ASU Modifies CO Fire AT-802 for First Fixed-Wing NVG Firefighting Operations

ASU Modifies CO Fire AT-802 for First Fixed-Wing NVG Firefighting Operations

ASU Modifies CO Fire AT-802 for First Fixed-Wing NVG Firefighting Operations

CO Fire Aviation has a new tool to combat fires at night. Aviation Specialties Unlimited, Inc., (ASU) has modified an Air Tractor AT-802F for night vision goggle (NVG) operations, giving pilots an increased advantage in safety and effectiveness at night.

Fighting fires at night is an effective tool for combatting threatening wild fires. Temperatures drop, humidity typically increases, and it is easier to spot hot spots at night, making nighttime firefighting ideal.

“We have experienced our share of fires in Idaho that consumed and destroyed vital natural resources, forests, homes and beautiful parts of the mountainous and high desert landscape,” says ASU vice president of Engineering, Kip McDermott. “By modifying the Air Tractor for CO Fire, we have provided them with a key safety tool that will allow them to safely battle fires into the night.”

Since 1995 ASU has modified more than 1,300 aircraft for NVG operations, including the Thrush S-2R; PZL-Mielec M18; and rotorcraft including the Bell 206 and OH-58A for aerial application operations—but the AT-802 is the first fixed-wing dedicated to firefighting. Because of its 800-gallon capacity, maneuverability and speed with a 1,600-horsepower engine, the AT-802 is ideal for fighting fires in a variety of terrains and conditions.

CO Fire Aviation, starting with just one aircraft in 2015, has grown dramatically to eight aircraft and fourteen pilots to meet the growing demand for agile, aerial firefighting capabilities. It is currently performing daytime contracts with a number of state and federal agencies. Its experienced team now can offer the capability of nighttime aerial firefighting to customers domestically and abroad.

“Having operated NVGs in a variety of operations, our pilots knew that implementing a comprehensive NVG program would be the most significant way we could improve the safety and effectiveness of our aerial firefighting operations,” says CO fire chief pilot, Chris Doyle. “ASU’s experienced team has a strong track record with aerial applicators, and we trusted them to equip our aircraft and help us launch our NVG program.”

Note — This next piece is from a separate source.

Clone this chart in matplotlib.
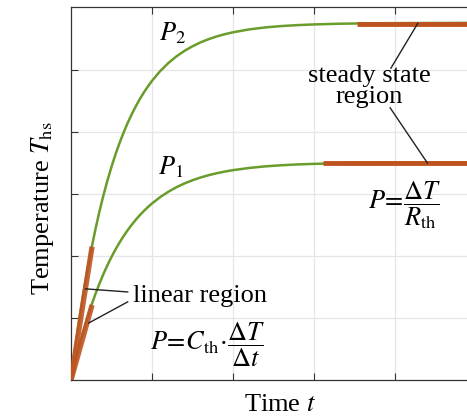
import matplotlib
matplotlib.use("Agg")
import matplotlib.pyplot as plt

plt.rcParams['font.family'] = 'serif'
plt.rcParams['font.serif'] = ['Liberation Serif', 'DejaVu Serif']
plt.rcParams['mathtext.fontset'] = 'stix'

# time axis values (arbitrary units) and temperature responses
t_p2 = [0, 0.05, 0.10, 0.15, 0.20, 0.25, 0.30, 0.35, 0.40, 0.45, 0.50, 0.55, 0.60,
        0.65, 0.70, 0.75, 0.80, 0.85, 0.90, 0.95, 1.00, 1.10, 1.20, 1.30, 1.40,
        1.50, 1.60, 1.70, 1.80, 1.90, 2.00, 2.20, 2.40, 2.60, 2.80, 3.00, 3.30,
        3.60, 4.00, 4.90]
T_p2 = [0, 0.501, 0.957, 1.375, 1.756, 2.104, 2.421, 2.712, 2.977, 3.218, 3.439,
        3.641, 3.825, 3.993, 4.147, 4.287, 4.415, 4.532, 4.639, 4.736, 4.825,
        4.981, 5.110, 5.218, 5.308, 5.383, 5.446, 5.498, 5.542, 5.578, 5.608,
        5.655, 5.687, 5.709, 5.724, 5.735, 5.746, 5.752, 5.756, 5.76]
t_p1 = [0, 0.05, 0.10, 0.15, 0.20, 0.25, 0.30, 0.35, 0.40, 0.45, 0.50, 0.55, 0.60,
        0.65, 0.70, 0.75, 0.80, 0.85, 0.90, 0.95, 1.00, 1.10, 1.20, 1.30, 1.40,
        1.50, 1.60, 1.70, 1.80, 1.90, 2.00, 2.20, 2.40, 2.60, 2.80, 3.00, 3.30,
        3.60, 4.00, 4.90]
T_p1 = [0, 0.281, 0.539, 0.776, 0.995, 1.196, 1.381, 1.551, 1.708, 1.852, 1.985,
        2.107, 2.219, 2.322, 2.417, 2.504, 2.585, 2.659, 2.727, 2.790, 2.847,
        2.949, 3.035, 3.108, 3.170, 3.222, 3.266, 3.304, 3.335, 3.362, 3.385,
        3.420, 3.446, 3.464, 3.477, 3.486, 3.496, 3.501, 3.505, 3.51]

# linear (initial slope) segments
lin_p2_t = [0, 0.26]
lin_p2_T = [0, 2.15]
lin_p1_t = [0, 0.26]
lin_p1_T = [0, 1.21]

# steady-state segments
ss_p2_t = [3.53, 4.9]
ss_p2_T = [5.75, 5.75]
ss_p1_t = [3.11, 4.9]
ss_p1_T = [3.50, 3.50]

xticks = [1, 2, 3, 4]
yticks = [1, 2, 3, 4, 5]

fig = plt.figure(figsize=(4.67, 4.16), dpi=100)
ax = fig.add_axes([71/467, 36/416, 396/467, 373/416])
ax.set_xlim(0, 396/81)
ax.set_ylim(0, 373/62)

green = '#6a9c2c'
red = '#bf5320'

ax.set_xticks(xticks)
ax.set_yticks(yticks)
ax.set_xticklabels([])
ax.set_yticklabels([])
ax.tick_params(direction='in', length=5, width=0.8, top=True, right=False, colors='#333333')
ax.grid(True, color='#e6e6ea', lw=0.9)
ax.set_axisbelow(True)
ax.spines['right'].set_visible(False)
for s in ['left', 'bottom', 'top']:
    ax.spines[s].set_color('#333333')
    ax.spines[s].set_linewidth(0.9)

ax.plot(t_p2, T_p2, color=green, lw=1.8, solid_capstyle='butt', zorder=3)
ax.plot(t_p1, T_p1, color=green, lw=1.8, solid_capstyle='butt', zorder=3)
ax.plot(lin_p2_t, lin_p2_T, color=red, lw=3.8, alpha=0.9, solid_capstyle='butt', zorder=4)
ax.plot(lin_p1_t, lin_p1_T, color=red, lw=3.8, alpha=0.9, solid_capstyle='butt', zorder=4)
ax.plot(ss_p2_t, ss_p2_T, color=red, lw=3.5, solid_capstyle='butt', zorder=4, clip_on=False)
ax.plot(ss_p1_t, ss_p1_T, color=red, lw=3.5, solid_capstyle='butt', zorder=4, clip_on=False)

fs = 19
ax.text(1.25, 5.60, r'$P_2$', fontsize=fs, ha='center', va='center')
ax.text(1.23, 3.44, r'$P_1$', fontsize=fs, ha='center', va='center')

# linear region annotation
ax.plot([0.18, 0.70], [1.47, 1.42], color='#222222', lw=1.0, zorder=5)
ax.plot([0.22, 0.70], [0.92, 1.26], color='#222222', lw=1.0, zorder=5)
ax.text(0.76, 1.36, 'linear region', fontsize=fs, ha='left', va='center')
ax.text(0.97, 0.56, r'$P\!=\!C_{\rm th}\!\cdot\!\dfrac{\Delta T}{\Delta t}$', fontsize=fs,
        ha='left', va='center')

# steady state annotation
ax.plot([4.28, 3.95], [5.75, 5.03], color='#222222', lw=1.0, zorder=5)
ax.plot([3.94, 4.40], [4.39, 3.50], color='#222222', lw=1.0, zorder=5)
ax.text(3.68, 4.73, 'steady state\nregion', fontsize=fs, ha='center', va='center',
        linespacing=0.95)
ax.text(3.67, 2.82, r'$P\!=\!\dfrac{\Delta T}{R_{\rm th}}$', fontsize=fs, ha='left', va='center')

fig.text(43/467, 1 - 208/416, r'Temperature $T_{\rm hs}$', fontsize=fs, rotation=90,
         ha='center', va='center')
fig.text(280/467, 1 - 405/416, r'Time $t$', fontsize=fs, ha='center', va='center')

fig.savefig('out.png', dpi=100)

Half of the CO Fire pilots are currently NVG-certified, including two FAA-approved NVG instructor pilots that will be establishing an in-house NVG training program.

“Our pilot cadre has a wealth of extensive NVG experience,” says Doyle. He explains that several of the pilots have military experience providing close air support during combat and employing weapons delivery with the A-10 Thunderbolt “Warthog” aircraft. They were also U.S. Air Force Fighter Weapons School instructors.

Doyle has more than 26 years of flight experience and more than 10,000 accident-free hours of flight. He is a factory-certified Air Tractor 802 instructor and was also a maintenance test pilot for the military/weaponized version of the AT-802 in the Middle East, along with a number of his current pilot cadre who were the weapons and tactics instructors. “There is currently no other company in the world with more AT-802 NVG experience than CO Fire Aviation,” says Doyle.

“Later this year CO Fire will be conducting studies to refine and develop NVG firefighting tactics,” says Doyle. The study will involve developing safe and effective drop heights across a variety of illumination levels and in different terrain, such as dealing with well-moonlit and starlit nights as well as low-light scenarios, and setting requisite minimums to lux (illumination) levels vs. terrain vs. drop height. "We are always looking for innovations to help us lead the way in safety,” says Doyle.